Now almost everyone accepts that divorce and single parenthood, as a rule, are bad for children, even if most of them turn out all right. Most children of gay or lesbian parents will probably turn out all right, too. Even if some don't, that is not grounds for denying individuals the right to have and raise children. After all, we don't take kids away from mothers just because they aren't married, nor should we.
But saying there's no difference? No basis.
Lerner faults many of the studies not only for overblown claims, but for serious methodological flaws.

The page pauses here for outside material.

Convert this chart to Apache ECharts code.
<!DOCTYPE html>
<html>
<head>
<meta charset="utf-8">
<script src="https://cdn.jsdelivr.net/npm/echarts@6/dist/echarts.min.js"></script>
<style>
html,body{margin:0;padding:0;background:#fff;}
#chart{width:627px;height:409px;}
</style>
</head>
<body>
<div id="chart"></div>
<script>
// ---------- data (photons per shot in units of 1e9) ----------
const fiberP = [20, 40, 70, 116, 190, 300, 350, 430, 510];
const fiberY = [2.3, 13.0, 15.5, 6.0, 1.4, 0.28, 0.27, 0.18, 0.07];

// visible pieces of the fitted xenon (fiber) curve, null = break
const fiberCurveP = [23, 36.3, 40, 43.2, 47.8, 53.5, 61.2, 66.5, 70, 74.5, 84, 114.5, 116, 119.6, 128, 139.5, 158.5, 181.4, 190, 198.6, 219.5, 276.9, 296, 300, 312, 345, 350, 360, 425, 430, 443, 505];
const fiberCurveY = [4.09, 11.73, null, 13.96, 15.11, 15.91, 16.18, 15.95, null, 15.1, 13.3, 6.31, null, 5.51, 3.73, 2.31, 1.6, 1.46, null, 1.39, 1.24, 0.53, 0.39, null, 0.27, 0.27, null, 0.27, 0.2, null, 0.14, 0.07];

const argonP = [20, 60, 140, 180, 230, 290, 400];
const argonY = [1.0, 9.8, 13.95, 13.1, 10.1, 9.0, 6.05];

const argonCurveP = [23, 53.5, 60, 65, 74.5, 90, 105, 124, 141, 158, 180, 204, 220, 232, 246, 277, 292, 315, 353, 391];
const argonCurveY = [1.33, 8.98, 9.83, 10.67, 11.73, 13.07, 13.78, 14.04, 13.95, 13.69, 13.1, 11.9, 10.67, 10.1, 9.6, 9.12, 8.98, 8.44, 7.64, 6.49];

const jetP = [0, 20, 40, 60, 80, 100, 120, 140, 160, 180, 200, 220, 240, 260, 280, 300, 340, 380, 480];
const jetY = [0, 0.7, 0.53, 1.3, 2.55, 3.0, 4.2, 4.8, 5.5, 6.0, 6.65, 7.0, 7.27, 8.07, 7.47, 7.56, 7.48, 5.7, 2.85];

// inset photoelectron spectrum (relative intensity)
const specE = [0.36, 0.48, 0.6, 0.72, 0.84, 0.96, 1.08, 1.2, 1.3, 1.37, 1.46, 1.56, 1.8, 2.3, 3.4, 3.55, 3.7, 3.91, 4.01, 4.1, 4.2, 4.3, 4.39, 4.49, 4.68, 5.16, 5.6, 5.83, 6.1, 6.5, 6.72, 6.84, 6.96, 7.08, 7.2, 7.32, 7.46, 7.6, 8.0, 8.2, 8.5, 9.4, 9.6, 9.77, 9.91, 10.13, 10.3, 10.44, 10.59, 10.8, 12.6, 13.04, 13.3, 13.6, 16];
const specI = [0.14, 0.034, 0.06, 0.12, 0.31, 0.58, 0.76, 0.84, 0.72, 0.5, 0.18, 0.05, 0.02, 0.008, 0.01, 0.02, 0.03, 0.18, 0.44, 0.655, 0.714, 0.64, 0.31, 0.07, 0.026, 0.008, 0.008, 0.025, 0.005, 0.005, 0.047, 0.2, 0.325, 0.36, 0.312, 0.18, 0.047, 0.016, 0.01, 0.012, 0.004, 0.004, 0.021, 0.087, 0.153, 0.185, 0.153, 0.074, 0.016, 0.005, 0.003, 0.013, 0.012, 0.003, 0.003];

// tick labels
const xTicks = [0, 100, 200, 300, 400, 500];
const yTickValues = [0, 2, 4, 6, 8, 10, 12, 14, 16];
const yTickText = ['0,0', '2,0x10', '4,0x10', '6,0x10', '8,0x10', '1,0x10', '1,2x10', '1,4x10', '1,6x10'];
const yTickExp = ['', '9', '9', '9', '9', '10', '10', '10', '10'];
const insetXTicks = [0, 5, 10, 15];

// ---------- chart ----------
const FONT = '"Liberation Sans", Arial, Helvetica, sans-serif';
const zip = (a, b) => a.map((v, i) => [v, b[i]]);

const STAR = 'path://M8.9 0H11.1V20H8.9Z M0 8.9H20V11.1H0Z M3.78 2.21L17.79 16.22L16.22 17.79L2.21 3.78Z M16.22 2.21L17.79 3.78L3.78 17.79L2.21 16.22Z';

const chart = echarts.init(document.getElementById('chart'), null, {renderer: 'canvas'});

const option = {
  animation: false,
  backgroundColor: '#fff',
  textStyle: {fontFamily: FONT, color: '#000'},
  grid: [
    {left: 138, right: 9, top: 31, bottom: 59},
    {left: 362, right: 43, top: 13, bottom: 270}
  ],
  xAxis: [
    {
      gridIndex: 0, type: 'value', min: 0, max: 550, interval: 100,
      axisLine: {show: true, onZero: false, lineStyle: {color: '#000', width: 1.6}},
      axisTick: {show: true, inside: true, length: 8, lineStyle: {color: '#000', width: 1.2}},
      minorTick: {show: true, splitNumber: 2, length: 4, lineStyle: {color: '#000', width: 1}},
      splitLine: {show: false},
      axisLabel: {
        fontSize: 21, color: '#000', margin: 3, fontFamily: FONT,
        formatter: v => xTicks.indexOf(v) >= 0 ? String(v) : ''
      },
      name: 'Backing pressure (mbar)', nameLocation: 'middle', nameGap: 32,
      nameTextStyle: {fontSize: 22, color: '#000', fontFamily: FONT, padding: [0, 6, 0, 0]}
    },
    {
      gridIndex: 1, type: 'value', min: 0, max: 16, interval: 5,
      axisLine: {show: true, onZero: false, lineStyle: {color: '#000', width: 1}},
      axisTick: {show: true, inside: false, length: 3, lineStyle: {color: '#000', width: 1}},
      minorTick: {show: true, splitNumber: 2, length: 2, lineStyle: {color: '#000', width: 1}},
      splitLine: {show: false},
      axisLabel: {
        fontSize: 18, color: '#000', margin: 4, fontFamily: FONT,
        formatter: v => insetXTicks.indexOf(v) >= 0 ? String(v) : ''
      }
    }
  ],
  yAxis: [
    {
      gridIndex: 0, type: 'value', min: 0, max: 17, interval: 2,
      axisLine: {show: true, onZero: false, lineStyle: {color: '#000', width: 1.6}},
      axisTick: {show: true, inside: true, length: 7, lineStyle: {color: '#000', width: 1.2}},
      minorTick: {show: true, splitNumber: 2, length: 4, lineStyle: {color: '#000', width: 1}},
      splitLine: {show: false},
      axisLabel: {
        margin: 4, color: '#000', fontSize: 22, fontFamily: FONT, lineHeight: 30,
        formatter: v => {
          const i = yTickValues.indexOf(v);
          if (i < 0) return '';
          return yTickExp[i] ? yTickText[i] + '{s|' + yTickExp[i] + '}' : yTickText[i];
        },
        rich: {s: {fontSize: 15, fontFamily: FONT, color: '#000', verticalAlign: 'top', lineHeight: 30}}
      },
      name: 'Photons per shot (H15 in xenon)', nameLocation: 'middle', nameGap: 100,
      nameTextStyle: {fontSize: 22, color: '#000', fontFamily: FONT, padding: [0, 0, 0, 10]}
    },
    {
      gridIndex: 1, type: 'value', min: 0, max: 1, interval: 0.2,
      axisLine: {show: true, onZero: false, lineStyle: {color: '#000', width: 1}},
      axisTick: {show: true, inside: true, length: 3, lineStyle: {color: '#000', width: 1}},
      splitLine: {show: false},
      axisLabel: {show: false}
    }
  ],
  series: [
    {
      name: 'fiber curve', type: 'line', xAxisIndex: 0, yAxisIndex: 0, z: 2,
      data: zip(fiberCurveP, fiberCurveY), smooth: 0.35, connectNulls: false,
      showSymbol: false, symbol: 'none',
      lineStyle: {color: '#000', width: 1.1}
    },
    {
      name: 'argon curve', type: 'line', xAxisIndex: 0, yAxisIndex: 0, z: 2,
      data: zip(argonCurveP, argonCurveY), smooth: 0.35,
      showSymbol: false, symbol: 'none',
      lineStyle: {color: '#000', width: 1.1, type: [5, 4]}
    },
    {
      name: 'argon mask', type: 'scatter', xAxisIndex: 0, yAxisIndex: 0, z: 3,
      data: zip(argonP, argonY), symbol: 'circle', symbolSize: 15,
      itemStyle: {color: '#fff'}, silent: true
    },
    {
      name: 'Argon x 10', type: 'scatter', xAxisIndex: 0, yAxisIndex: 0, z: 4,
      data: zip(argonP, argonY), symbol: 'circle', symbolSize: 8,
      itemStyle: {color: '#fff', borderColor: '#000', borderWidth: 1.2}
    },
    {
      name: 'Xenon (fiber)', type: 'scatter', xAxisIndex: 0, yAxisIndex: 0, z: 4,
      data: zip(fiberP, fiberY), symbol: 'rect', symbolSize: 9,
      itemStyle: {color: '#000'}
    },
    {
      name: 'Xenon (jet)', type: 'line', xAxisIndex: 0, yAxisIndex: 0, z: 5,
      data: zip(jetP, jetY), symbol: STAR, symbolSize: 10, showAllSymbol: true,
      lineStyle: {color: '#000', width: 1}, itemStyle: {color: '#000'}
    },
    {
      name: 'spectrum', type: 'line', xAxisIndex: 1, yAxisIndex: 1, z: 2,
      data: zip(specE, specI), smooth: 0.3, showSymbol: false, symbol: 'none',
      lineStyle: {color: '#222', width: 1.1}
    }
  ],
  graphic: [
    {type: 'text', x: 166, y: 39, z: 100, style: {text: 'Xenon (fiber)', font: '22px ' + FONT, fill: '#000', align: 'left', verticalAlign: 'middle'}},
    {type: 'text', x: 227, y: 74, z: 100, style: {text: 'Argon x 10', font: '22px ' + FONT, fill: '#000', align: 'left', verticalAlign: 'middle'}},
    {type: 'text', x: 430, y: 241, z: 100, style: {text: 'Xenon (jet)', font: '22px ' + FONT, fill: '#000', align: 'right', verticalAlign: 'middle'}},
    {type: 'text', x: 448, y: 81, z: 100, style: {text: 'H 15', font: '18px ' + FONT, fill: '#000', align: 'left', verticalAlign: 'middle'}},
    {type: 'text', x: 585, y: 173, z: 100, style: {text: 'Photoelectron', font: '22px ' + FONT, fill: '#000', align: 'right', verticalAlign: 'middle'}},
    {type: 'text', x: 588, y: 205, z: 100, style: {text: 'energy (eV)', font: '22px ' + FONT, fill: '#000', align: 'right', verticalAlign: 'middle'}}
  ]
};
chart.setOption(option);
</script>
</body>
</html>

Social-science research intended to demonstrate a causal relationship or the lack of one -- which is the result claimed for many of these 49 studies -- needs to start with a clear formulation of the cause, the effect and the relationship. Only two of the 49 do this, while 18 explicitly start out to prove a negative.
"If your goal is to prove no differences," Lerner observes, "you're bound to reach it, and the poorer research you do, the more successful you will be."
The second step in research is to control for unrelated effects. Researchers need a comparison group; 21 of the 49 studies had none. If they find another variable on which the comparison groups differ, such as education or income, that variable has to be included in the analysis; only one of the 12 studies that found a third variable did so. They have to control for what are called "suppressor" variables, which would tend to mask a difference if one existed. Only one study did this, and even that one failed to report which variables were dropped or added.
Next comes the choice of what to measure and how, and after that sampling. This is a rare population, and hard to reach through random samples. So some researchers used what's called "snowball sampling" -- they found one person, asked that person to identify others, and so on until they got enough cases. Such a group is in no way representative, and nothing you find out about them can be generalized to the rest of the population.
Finally comes the actual statistical analysis -- and here the problem is that all but one of the studies are too small to validate the results they get. They have too little power, like the planet-searchers looking for another Earth. Only two of the studies that analyze the difference between comparison groups have more than 100 subjects. The rest, consequently, have a very high probability of getting the wrong result -- finding no difference -- strictly by chance. In seven cases, that probability is more than 90 percent.
Even if none of the studies singly proves much of anything, surely their sheer number adds up to something? No; the sum of two unreliable numbers is just as unreliable as they are.
If same-sex parenting is problematic, people need to know that, and nobody needs to know that more urgently than the people hoping to embark on it. They deserve better research than this.